From business to bureaucracy
When businessman Alec van Zuiden decided to try out municipal politics, he jumped in feet first, running for the position of mayor of the village of Ayer’s Cliff in the 2009 elections. “Some people were asking me to think about running.
I finally said yes so they would stop bothering me!” joked Mr. van Zuiden who admitted that he was a little surprised when he won.
“I’m not a politician,” said the mayor who was a director of the Ayer’s Cliff company Wulftec International for several years and is now the president and CEO of Mesotec Sherbrooke Inc., an original equipment manufacturer for the aerospace industry. “Now I’m caught up in this concept of democracy. I can have vision and I can lead the team, but I can’t make decisions alone; it’s a forced marriage. But we’ve all learnt to get along and the first year has been good.”
The van Zuidens moved to Ayer’s Cliff from Stanstead about seven years ago, while Mr. van Zuiden was still involved with Wulftec International. Besides being particularly fond of the village of Ayer’s Cliff, with six children at home, the van Zuidens wanted to reduce commuting time.
Asked to describe his first year in office, the mayor answered: “Exhilarating! There have been all kinds of things to learn. It’s also been surprising. When I go into a board meeting I have an agenda; a town council meeting is a little different. But we’ve determined a protocol. Now the ques- tions come up before the meeting and we don’t mind if citizens interject during the meeting, as long as they don’t try to railroad the discussion. It’s a question of respecting the citizens and the citizens respecting us.”
The potable water file, which had been going on for about nine years, was resolved in 2010. “Bringing the water project to a conclusion was a little ‘rock ‘n roll’. I had to use my emergency powers to finalize the project. There were last minute challenges,” said Mr. van Zuiden. “The budget was an interesting exercise the first year. This year we have a minor decrease in taxes and we’re still getting things done,” he added.
The mayor also spoke about the new project to build condominiums: “What I appreciated was the exercise. Council approved a plan, the plan was then challenged by some citi- zens, it went to a referendum and was approved. And we were able to add new environmental conditions that the developer agreed to.” The project has gone from one of twenty individual residences to roughly the same number of condominiums, a change that is expected to lessen the environmental impact of the development.

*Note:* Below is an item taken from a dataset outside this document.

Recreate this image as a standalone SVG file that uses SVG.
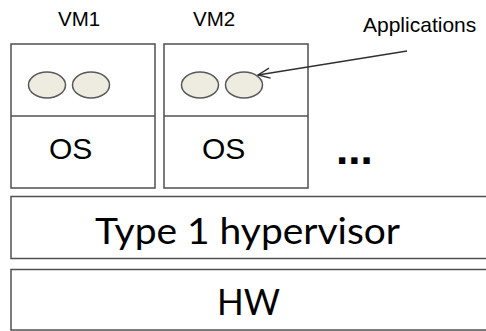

During the last year, the Ayer’s Cliff Fire Department has also taken on a new role, becoming associated with the village of Hatley. “Councillors André Martel and Pat Proulx took care of that file. It will be a good thing for 2011,” said the mayor.
Also coming up in 2011 are the changes to Tyler Park which the mayor spoke about enthusiastically: “There will be all kinds of new things at the park: a new skating rink; a water park; a basketball court; and a new building.”

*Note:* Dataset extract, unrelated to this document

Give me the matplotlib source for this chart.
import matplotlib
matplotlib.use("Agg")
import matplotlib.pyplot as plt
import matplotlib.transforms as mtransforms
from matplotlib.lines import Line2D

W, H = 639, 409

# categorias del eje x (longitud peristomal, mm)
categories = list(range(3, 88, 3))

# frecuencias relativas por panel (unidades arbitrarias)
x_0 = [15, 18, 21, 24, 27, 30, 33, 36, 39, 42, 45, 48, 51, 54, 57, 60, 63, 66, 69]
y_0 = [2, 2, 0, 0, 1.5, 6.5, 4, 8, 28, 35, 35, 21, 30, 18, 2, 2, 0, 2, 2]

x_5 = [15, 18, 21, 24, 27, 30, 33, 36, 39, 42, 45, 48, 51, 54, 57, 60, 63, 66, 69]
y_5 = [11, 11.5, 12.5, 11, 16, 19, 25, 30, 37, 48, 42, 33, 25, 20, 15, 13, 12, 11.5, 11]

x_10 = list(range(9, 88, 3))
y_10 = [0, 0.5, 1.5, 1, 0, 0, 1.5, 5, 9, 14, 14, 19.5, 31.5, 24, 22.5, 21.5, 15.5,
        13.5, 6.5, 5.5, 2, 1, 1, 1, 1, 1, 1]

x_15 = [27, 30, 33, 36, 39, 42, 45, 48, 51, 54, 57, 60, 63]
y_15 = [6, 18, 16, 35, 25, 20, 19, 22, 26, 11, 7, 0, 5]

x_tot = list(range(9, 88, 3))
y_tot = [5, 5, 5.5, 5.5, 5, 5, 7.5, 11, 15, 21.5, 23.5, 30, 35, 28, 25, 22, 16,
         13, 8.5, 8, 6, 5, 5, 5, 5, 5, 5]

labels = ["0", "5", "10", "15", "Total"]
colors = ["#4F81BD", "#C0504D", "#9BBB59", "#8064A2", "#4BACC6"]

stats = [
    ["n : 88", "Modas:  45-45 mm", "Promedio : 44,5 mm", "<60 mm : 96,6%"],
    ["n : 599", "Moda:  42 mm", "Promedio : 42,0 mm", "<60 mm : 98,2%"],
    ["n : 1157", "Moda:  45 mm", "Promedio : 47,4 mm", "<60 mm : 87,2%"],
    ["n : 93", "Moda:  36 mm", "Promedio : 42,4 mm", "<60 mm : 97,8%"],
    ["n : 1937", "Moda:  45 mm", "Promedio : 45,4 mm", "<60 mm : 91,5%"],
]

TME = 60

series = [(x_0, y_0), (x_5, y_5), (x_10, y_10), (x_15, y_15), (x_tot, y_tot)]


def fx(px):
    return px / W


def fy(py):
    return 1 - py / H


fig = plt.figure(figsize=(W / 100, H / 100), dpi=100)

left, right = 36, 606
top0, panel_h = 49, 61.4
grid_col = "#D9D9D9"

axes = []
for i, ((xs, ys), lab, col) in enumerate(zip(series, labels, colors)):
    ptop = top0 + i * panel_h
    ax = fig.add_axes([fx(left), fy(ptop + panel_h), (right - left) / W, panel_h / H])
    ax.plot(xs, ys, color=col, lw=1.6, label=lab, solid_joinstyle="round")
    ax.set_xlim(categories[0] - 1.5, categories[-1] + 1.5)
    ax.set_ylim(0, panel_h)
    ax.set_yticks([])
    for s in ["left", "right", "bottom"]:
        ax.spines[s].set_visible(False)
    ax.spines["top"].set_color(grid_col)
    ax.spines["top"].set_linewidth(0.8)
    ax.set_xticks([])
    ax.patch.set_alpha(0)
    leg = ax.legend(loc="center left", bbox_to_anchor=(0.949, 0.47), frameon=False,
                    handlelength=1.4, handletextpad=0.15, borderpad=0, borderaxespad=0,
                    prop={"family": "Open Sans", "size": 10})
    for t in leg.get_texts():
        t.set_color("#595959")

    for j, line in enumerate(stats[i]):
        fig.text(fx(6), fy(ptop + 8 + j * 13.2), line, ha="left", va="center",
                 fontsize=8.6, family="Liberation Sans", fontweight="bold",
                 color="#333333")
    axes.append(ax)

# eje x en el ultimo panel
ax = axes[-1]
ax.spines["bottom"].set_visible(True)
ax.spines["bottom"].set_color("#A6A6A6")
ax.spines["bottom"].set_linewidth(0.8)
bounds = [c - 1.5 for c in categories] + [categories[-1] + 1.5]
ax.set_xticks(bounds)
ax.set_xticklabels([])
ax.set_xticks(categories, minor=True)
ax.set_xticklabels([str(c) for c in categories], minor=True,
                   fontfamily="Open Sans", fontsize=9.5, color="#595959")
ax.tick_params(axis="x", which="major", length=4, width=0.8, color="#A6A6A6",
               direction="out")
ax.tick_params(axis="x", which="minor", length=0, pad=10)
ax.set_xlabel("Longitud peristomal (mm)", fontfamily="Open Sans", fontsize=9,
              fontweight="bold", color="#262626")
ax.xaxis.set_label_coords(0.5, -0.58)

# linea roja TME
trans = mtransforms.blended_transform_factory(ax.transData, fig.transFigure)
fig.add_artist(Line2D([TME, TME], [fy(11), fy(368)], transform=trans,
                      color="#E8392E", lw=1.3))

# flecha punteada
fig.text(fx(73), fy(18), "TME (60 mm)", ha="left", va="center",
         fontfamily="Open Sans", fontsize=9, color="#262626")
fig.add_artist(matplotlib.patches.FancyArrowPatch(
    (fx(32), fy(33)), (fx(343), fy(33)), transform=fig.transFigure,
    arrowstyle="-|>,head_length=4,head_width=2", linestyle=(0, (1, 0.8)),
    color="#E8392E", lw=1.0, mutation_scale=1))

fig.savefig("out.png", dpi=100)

Ayer’s Cliff’s businessoriented mayor has “no regrets” about jumping into municipal politics and was appreciative of the other members of the council. “They put a lot of effort and work into their dossiers and it can be hard to find the time. These are practically volunteer positions. Hats off to the other councillors – c’est pas évident!”

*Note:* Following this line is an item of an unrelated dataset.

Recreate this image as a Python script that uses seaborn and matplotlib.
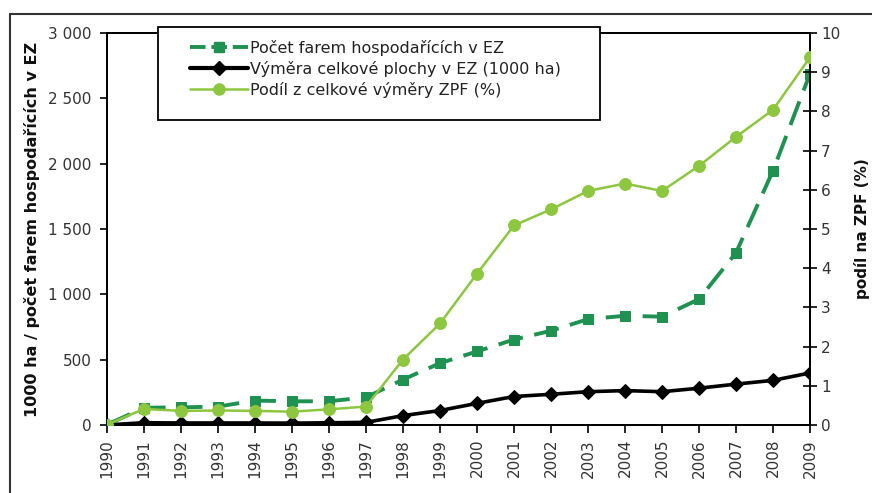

The mayor concluded the interview with this message: “The success of our community is predicated upon community involvement. It’s directly proportional to the involvement of citizens in projects and events like the annual Armistice Day service. Now we close the streets down for that and more people take part. Most events rely on the involvement of volunteers who can make or break a community. Become involved!”
Businessman Alec van Zuiden, mayor of the village of Ayer’s Cliff, brings his results-oriented approach to public office.